# INPUT DATA
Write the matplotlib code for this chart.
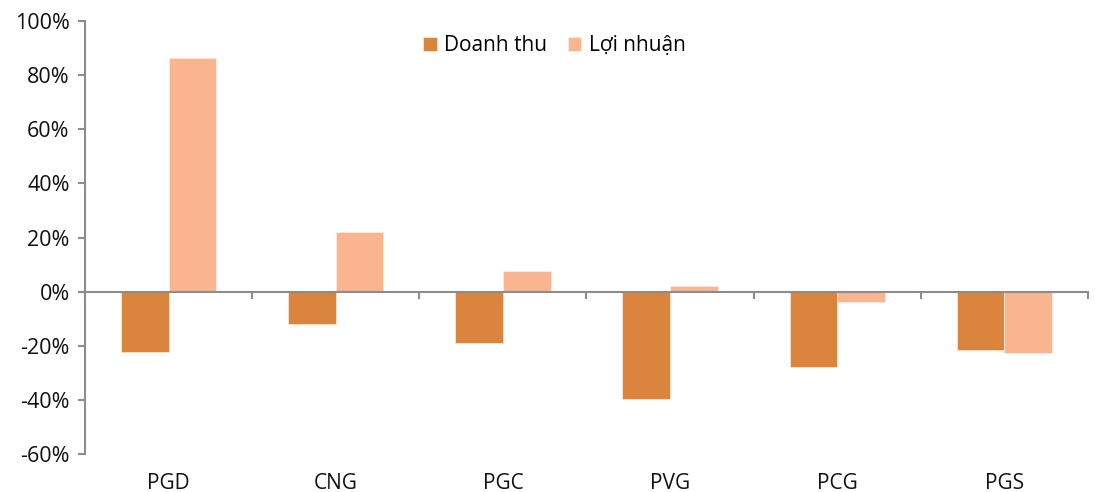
import numpy as np
import matplotlib
matplotlib.use('Agg')
import matplotlib.pyplot as plt
from matplotlib.ticker import PercentFormatter

plt.rcParams['font.family'] = ['Open Sans', 'DejaVu Sans']
plt.rc('axes', unicode_minus=False)

# dữ liệu
companies = ['PGD', 'CNG', 'PGC', 'PVG', 'PCG', 'PGS']
doanh_thu = [-22.2, -11.9, -18.9, -39.6, -27.8, -21.5]
loi_nhuan = [86.3, 22.2, 7.8, 1.9, -3.7, -22.6]

c_dt = '#DB843E'
c_ln = '#F8B590'
c_axis = '#8C8C8C'

fig = plt.figure(figsize=(10.95, 4.92), dpi=100)
ax = fig.add_axes([0.0776, 0.0772, 0.916, 0.8801])

x = np.arange(len(companies))
w = 0.285
ax.bar(x - w / 2, doanh_thu, w, color=c_dt, edgecolor='#FBE3D2', linewidth=0.6, label='Doanh thu')
ax.bar(x + w / 2, loi_nhuan, w, color=c_ln, edgecolor='#FDEBDF', linewidth=0.6, label='Lợi nhuận')

ax.set_xlim(-0.5, len(companies) - 0.5)
ax.set_ylim(-60, 100)
ax.set_yticks(np.arange(-60, 101, 20))
ax.yaxis.set_major_formatter(PercentFormatter(decimals=0))

for s in ['top', 'right']:
    ax.spines[s].set_visible(False)
ax.spines['left'].set_color(c_axis)
ax.spines['left'].set_linewidth(1.5)
ax.spines['bottom'].set_position(('data', 0))
ax.spines['bottom'].set_color(c_axis)
ax.spines['bottom'].set_linewidth(1.5)

ax.tick_params(axis='y', length=5, width=1.5, color=c_axis, labelsize=15.5, pad=6, labelcolor='#111111')
# vạch chia giữa các nhóm
ax.set_xticks(np.arange(-0.5, len(companies)), minor=False)
ax.set_xticklabels([])
ax.tick_params(axis='x', length=5, width=1.5, color=c_axis, direction='out')

# nhãn trục x ở đáy biểu đồ
for i, name in enumerate(companies):
    ax.text(i, -0.068, name, transform=ax.get_xaxis_transform(), ha='center', va='center',
            fontsize=15, color='#111111')

ax.legend(loc='center', bbox_to_anchor=(0.468, 0.943), ncol=2, frameon=False,
          fontsize=15, handlelength=0.65, handleheight=0.65, handletextpad=0.35,
          columnspacing=1.0)

fig.savefig('out.png', dpi=100)
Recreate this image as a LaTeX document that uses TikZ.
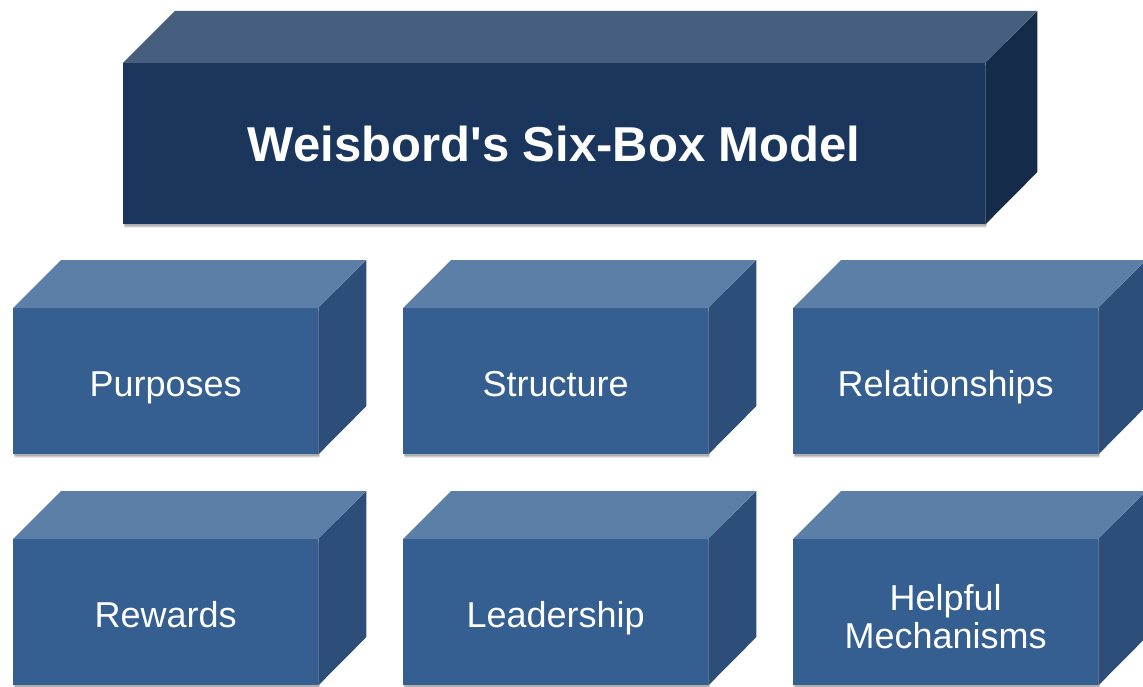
\documentclass[tikz,border=0pt]{standalone}
\usepackage{fontspec}
\setmainfont{Liberation Sans}
\usetikzlibrary{shadows}
\definecolor{hdFront}{RGB}{27,54,93}
\definecolor{hdTop}{RGB}{70,95,126}
\definecolor{hdSide}{RGB}{21,43,74}
\definecolor{bxFront}{RGB}{53,94,145}
\definecolor{bxTop}{RGB}{92,127,168}
\definecolor{bxSide}{RGB}{44,78,121}
% front face of a block; top and right faces are added by \blockfaces
\tikzset{
  softshadow/.style={
    general shadow={shadow xshift=1pt, shadow yshift=-4pt, opacity=0.08, fill=black},
    general shadow={shadow xshift=1.5pt, shadow yshift=-2.5pt, opacity=0.12, fill=black},
    general shadow={shadow xshift=1pt, shadow yshift=-1.5pt, opacity=0.15, fill=black}},
  blockfront/.style={rectangle, inner sep=0pt, text=white, align=center, softshadow},
  headblock/.style={blockfront, fill=hdFront, minimum width=862pt, minimum height=161pt,
    font=\bfseries\fontsize{49}{55}\selectfont, text height=35pt, text depth=0pt},
  smallblock/.style={blockfront, fill=bxFront, minimum width=305pt, minimum height=146pt,
    font=\fontsize{36}{38}\selectfont, text height=30pt, text depth=0pt},
}
% #1 node name, #2 depth, #3 width, #4 height, #5 top colour, #6 side colour
\newcommand{\blockfaces}[6]{%
  \fill[#5] (#1.north west) -- ++(#2,-#2) -- ++(#3,0) -- (#1.north east) -- cycle;
  \fill[#6] (#1.north east) -- ++(#2,-#2) -- ++(0,#4) -- (#1.south east) -- cycle;
}
\begin{document}
\begin{tikzpicture}[x=1pt,y=-1pt]
\useasboundingbox (0,0) rectangle (1143,687);
\clip (0,0) rectangle (1143,687);
\fill[white] (0,0) rectangle (1143,687);

% header block
\node[headblock, anchor=north west] (model) at (123,63)
  {Weisbord\textquotesingle s Six-Box Model};
\blockfaces{model}{52}{862}{161}{hdTop}{hdSide}

% first row
\node[smallblock, anchor=north west] (purposes) at (13,308) {Purposes};
\node[smallblock, anchor=north west] (structure) at (403,308) {Structure};
\node[smallblock, anchor=north west] (relationships) at (793,308) {Relationships};
% second row
\node[smallblock, anchor=north west] (rewards) at (13,539) {Rewards};
\node[smallblock, anchor=north west] (leadership) at (403,539) {Leadership};
\node[smallblock, anchor=north west] (mechanisms) at (793,539) {\vphantom{H}};
\node[text=white, font=\fontsize{36}{38}\selectfont, align=center, yshift=-4pt]
  (mechtext) at (mechanisms.center) {Helpful\\Mechanisms};

\foreach \b in {purposes,structure,relationships,rewards,leadership,mechanisms}{
  \blockfaces{\b}{48}{305}{146}{bxTop}{bxSide}
}
\end{tikzpicture}
\end{document}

# GOAL
Reproduce each record from above exactly; pictures do not belong in the copy.

# WRITTEN ANSWER
Write the matplotlib code for this chart.
import numpy as np
import matplotlib
matplotlib.use('Agg')
import matplotlib.pyplot as plt
from matplotlib.ticker import PercentFormatter

plt.rcParams['font.family'] = ['Open Sans', 'DejaVu Sans']
plt.rc('axes', unicode_minus=False)

# dữ liệu
companies = ['PGD', 'CNG', 'PGC', 'PVG', 'PCG', 'PGS']
doanh_thu = [-22.2, -11.9, -18.9, -39.6, -27.8, -21.5]
loi_nhuan = [86.3, 22.2, 7.8, 1.9, -3.7, -22.6]

c_dt = '#DB843E'
c_ln = '#F8B590'
c_axis = '#8C8C8C'

fig = plt.figure(figsize=(10.95, 4.92), dpi=100)
ax = fig.add_axes([0.0776, 0.0772, 0.916, 0.8801])

x = np.arange(len(companies))
w = 0.285
ax.bar(x - w / 2, doanh_thu, w, color=c_dt, edgecolor='#FBE3D2', linewidth=0.6, label='Doanh thu')
ax.bar(x + w / 2, loi_nhuan, w, color=c_ln, edgecolor='#FDEBDF', linewidth=0.6, label='Lợi nhuận')

ax.set_xlim(-0.5, len(companies) - 0.5)
ax.set_ylim(-60, 100)
ax.set_yticks(np.arange(-60, 101, 20))
ax.yaxis.set_major_formatter(PercentFormatter(decimals=0))

for s in ['top', 'right']:
    ax.spines[s].set_visible(False)
ax.spines['left'].set_color(c_axis)
ax.spines['left'].set_linewidth(1.5)
ax.spines['bottom'].set_position(('data', 0))
ax.spines['bottom'].set_color(c_axis)
ax.spines['bottom'].set_linewidth(1.5)

ax.tick_params(axis='y', length=5, width=1.5, color=c_axis, labelsize=15.5, pad=6, labelcolor='#111111')
# vạch chia giữa các nhóm
ax.set_xticks(np.arange(-0.5, len(companies)), minor=False)
ax.set_xticklabels([])
ax.tick_params(axis='x', length=5, width=1.5, color=c_axis, direction='out')

# nhãn trục x ở đáy biểu đồ
for i, name in enumerate(companies):
    ax.text(i, -0.068, name, transform=ax.get_xaxis_transform(), ha='center', va='center',
            fontsize=15, color='#111111')

ax.legend(loc='center', bbox_to_anchor=(0.468, 0.943), ncol=2, frameon=False,
          fontsize=15, handlelength=0.65, handleheight=0.65, handletextpad=0.35,
          columnspacing=1.0)

fig.savefig('out.png', dpi=100)
Recreate this image as a LaTeX document that uses TikZ.
\documentclass[tikz,border=0pt]{standalone}
\usepackage{fontspec}
\setmainfont{Liberation Sans}
\usetikzlibrary{shadows}
\definecolor{hdFront}{RGB}{27,54,93}
\definecolor{hdTop}{RGB}{70,95,126}
\definecolor{hdSide}{RGB}{21,43,74}
\definecolor{bxFront}{RGB}{53,94,145}
\definecolor{bxTop}{RGB}{92,127,168}
\definecolor{bxSide}{RGB}{44,78,121}
% front face of a block; top and right faces are added by \blockfaces
\tikzset{
  softshadow/.style={
    general shadow={shadow xshift=1pt, shadow yshift=-4pt, opacity=0.08, fill=black},
    general shadow={shadow xshift=1.5pt, shadow yshift=-2.5pt, opacity=0.12, fill=black},
    general shadow={shadow xshift=1pt, shadow yshift=-1.5pt, opacity=0.15, fill=black}},
  blockfront/.style={rectangle, inner sep=0pt, text=white, align=center, softshadow},
  headblock/.style={blockfront, fill=hdFront, minimum width=862pt, minimum height=161pt,
    font=\bfseries\fontsize{49}{55}\selectfont, text height=35pt, text depth=0pt},
  smallblock/.style={blockfront, fill=bxFront, minimum width=305pt, minimum height=146pt,
    font=\fontsize{36}{38}\selectfont, text height=30pt, text depth=0pt},
}
% #1 node name, #2 depth, #3 width, #4 height, #5 top colour, #6 side colour
\newcommand{\blockfaces}[6]{%
  \fill[#5] (#1.north west) -- ++(#2,-#2) -- ++(#3,0) -- (#1.north east) -- cycle;
  \fill[#6] (#1.north east) -- ++(#2,-#2) -- ++(0,#4) -- (#1.south east) -- cycle;
}
\begin{document}
\begin{tikzpicture}[x=1pt,y=-1pt]
\useasboundingbox (0,0) rectangle (1143,687);
\clip (0,0) rectangle (1143,687);
\fill[white] (0,0) rectangle (1143,687);

% header block
\node[headblock, anchor=north west] (model) at (123,63)
  {Weisbord\textquotesingle s Six-Box Model};
\blockfaces{model}{52}{862}{161}{hdTop}{hdSide}

% first row
\node[smallblock, anchor=north west] (purposes) at (13,308) {Purposes};
\node[smallblock, anchor=north west] (structure) at (403,308) {Structure};
\node[smallblock, anchor=north west] (relationships) at (793,308) {Relationships};
% second row
\node[smallblock, anchor=north west] (rewards) at (13,539) {Rewards};
\node[smallblock, anchor=north west] (leadership) at (403,539) {Leadership};
\node[smallblock, anchor=north west] (mechanisms) at (793,539) {\vphantom{H}};
\node[text=white, font=\fontsize{36}{38}\selectfont, align=center, yshift=-4pt]
  (mechtext) at (mechanisms.center) {Helpful\\Mechanisms};

\foreach \b in {purposes,structure,relationships,rewards,leadership,mechanisms}{
  \blockfaces{\b}{48}{305}{146}{bxTop}{bxSide}
}
\end{tikzpicture}
\end{document}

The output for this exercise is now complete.